What’s Left of the Case?
With the AG’s existential threat against the NRA off the table — so much for LaPierre’s stated fear of an un-level playing field in the New York courts — the case nonetheless continues with other, lesser claims against the NRA for failing to implement required corporate governance concerning unauthorized related-party transactions, for violating statutory whistleblower protections, and for filing annual reports with the Attorney General containing false information.
The case also continues with a multitude of statutory and common-law claims for alleged financial abuses against the individual defendants including LaPierre and Frazer, both of whose separate dismissal motions Justice Cohen denied in large part.
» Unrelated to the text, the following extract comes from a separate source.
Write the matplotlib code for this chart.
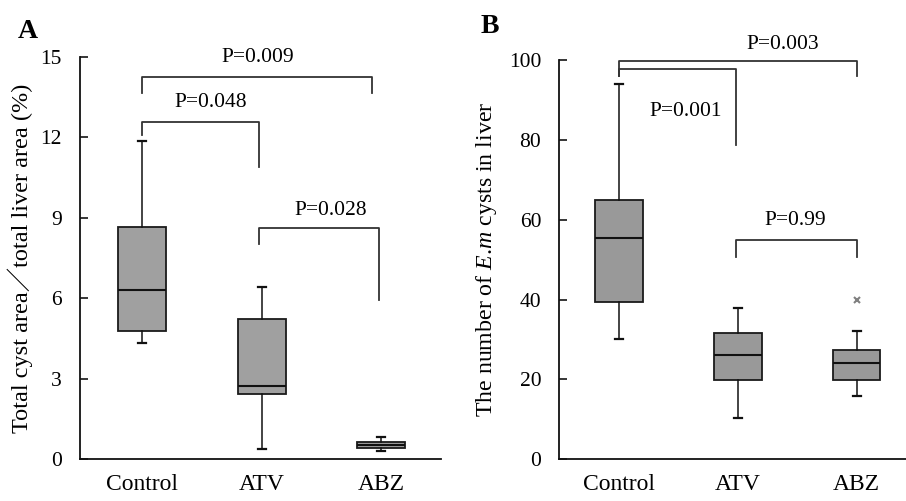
import matplotlib
matplotlib.use("Agg")
import matplotlib.pyplot as plt

plt.rcParams['font.family'] = ['Liberation Serif', 'DejaVu Serif']
plt.rcParams['mathtext.fontset'] = 'custom'
plt.rcParams['mathtext.it'] = 'Liberation Serif:italic'
plt.rcParams['mathtext.rm'] = 'Liberation Serif'

categories = ["Control", "ATV", "ABZ"]

# Panel A: total cyst area / total liver area (%)
a_whislo = [4.34, 0.36, 0.30]
a_q1 = [4.79, 2.41, 0.40]
a_med = [6.29, 2.72, 0.52]
a_q3 = [8.66, 5.22, 0.65]
a_whishi = [11.88, 6.40, 0.83]
a_fliers = [[], [], []]
a_yticks = [0, 3, 6, 9, 12, 15]

# Panel B: number of E.m cysts in liver
b_whislo = [30.1, 10.2, 15.9]
b_q1 = [39.3, 19.7, 19.7]
b_med = [55.5, 26.0, 24.1]
b_q3 = [64.96, 31.5, 27.4]
b_whishi = [94.0, 37.9, 32.1]
b_fliers = [[], [], [40.0]]
b_yticks = [0, 20, 40, 60, 80, 100]

# significance brackets: (x_left, x_right, y_bar, y_left_end, y_right_end, label, text_x, text_y)
a_brackets = [
    (0, 1.92, 14.24, 13.65, 13.65, "P=0.009", 0.97, 15.0),
    (0, 0.98, 12.57, 12.09, 10.90, "P=0.048", 0.57, 13.3),
    (0.98, 1.98, 8.61, 8.01, 5.93, "P=0.028", 1.58, 9.26),
]
b_brackets = [
    (0, 2.0, 99.8, 96.1, 96.1, "P=0.003", 1.38, 104.0),
    (0, 0.98, 97.7, 96.1, 78.8, "P=0.001", 0.56, 87.1),
    (0.98, 2.0, 54.9, 50.7, 50.7, "P=0.99", 1.48, 59.9),
]

fig = plt.figure(figsize=(9.06, 5.01), dpi=100)
axA = fig.add_axes([0.0883, 0.0838, 0.3985, 0.8024])
axB = fig.add_axes([0.6173, 0.0838, 0.3827, 0.7958])


def draw(ax, lo, q1, med, q3, hi, fl, color, ylim, yticks, brackets):
    stats = []
    for i in range(len(categories)):
        stats.append(dict(whislo=lo[i], q1=q1[i], med=med[i], q3=q3[i],
                          whishi=hi[i], fliers=fl[i], label=categories[i]))
    ax.bxp(stats, positions=range(len(categories)), widths=0.4,
           patch_artist=True, capwidths=0.065,
           boxprops=dict(facecolor=color, edgecolor='#1a1a1a', linewidth=1.3),
           medianprops=dict(color='#111111', linewidth=1.5),
           whiskerprops=dict(color='#111111', linewidth=1.1),
           capprops=dict(color='#111111', linewidth=1.6),
           flierprops=dict(marker='x', markeredgecolor='#808080',
                           markersize=5, markeredgewidth=1.5))
    ax.set_ylim(*ylim)
    ax.set_yticks(yticks)
    for s in ['top', 'right']:
        ax.spines[s].set_visible(False)
    for s in ['left', 'bottom']:
        ax.spines[s].set_linewidth(1.3)
        ax.spines[s].set_color('#111111')
    ax.tick_params(axis='y', direction='in', length=6, width=1.1, pad=13,
                   labelsize=15.5)
    ax.tick_params(axis='x', length=0, pad=11, labelsize=17)
    for (xl, xr, yb, yle, yre, lab, tx, ty) in brackets:
        ax.plot([xl, xl, xr, xr], [yle, yb, yb, yre], color='#333333',
                linewidth=1.3, clip_on=False)
        ax.text(tx, ty, lab, ha='center', va='center', fontsize=15.5)


draw(axA, a_whislo, a_q1, a_med, a_q3, a_whishi, a_fliers, '#a0a0a0',
     (0, 15), a_yticks, a_brackets)
axA.set_xlim(-0.52, 2.5)
axA.set_ylabel("Total cyst area／total liver area (%)", fontsize=17.5,
               family=['Liberation Serif', 'Noto Sans CJK SC'])
axA.yaxis.set_label_coords(-0.13, 0.5)

draw(axB, b_whislo, b_q1, b_med, b_q3, b_whishi, b_fliers, '#999999',
     (0, 100), b_yticks, b_brackets)
axB.set_xlim(-0.505, 2.415)
axB.set_ylabel(r"The number of $E$.$m$ cysts in liver", fontsize=17.2)
axB.yaxis.set_label_coords(-0.175, 0.5)

fig.text(0.020, 0.925, "A", fontsize=20, fontweight='bold')
fig.text(0.530, 0.935, "B", fontsize=20, fontweight='bold')

fig.savefig("out.png", dpi=100)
The AG’s demand for LaPierre’s removal from office remains in play.
Under the court’s most recent pretrial scheduling order, fact and expert discovery is due to be completed by May 20 and the case certified as ready for trial by May 27.
Whatever the outcome, Justice Cohen’s opinion in the NRA case is an important and welcome contribution to the relatively small and ancient body of case law — most of the significant cases cited in the opinion are around 60 to 130 years old — concerning judicial dissolution of New York not-for-profit corporations.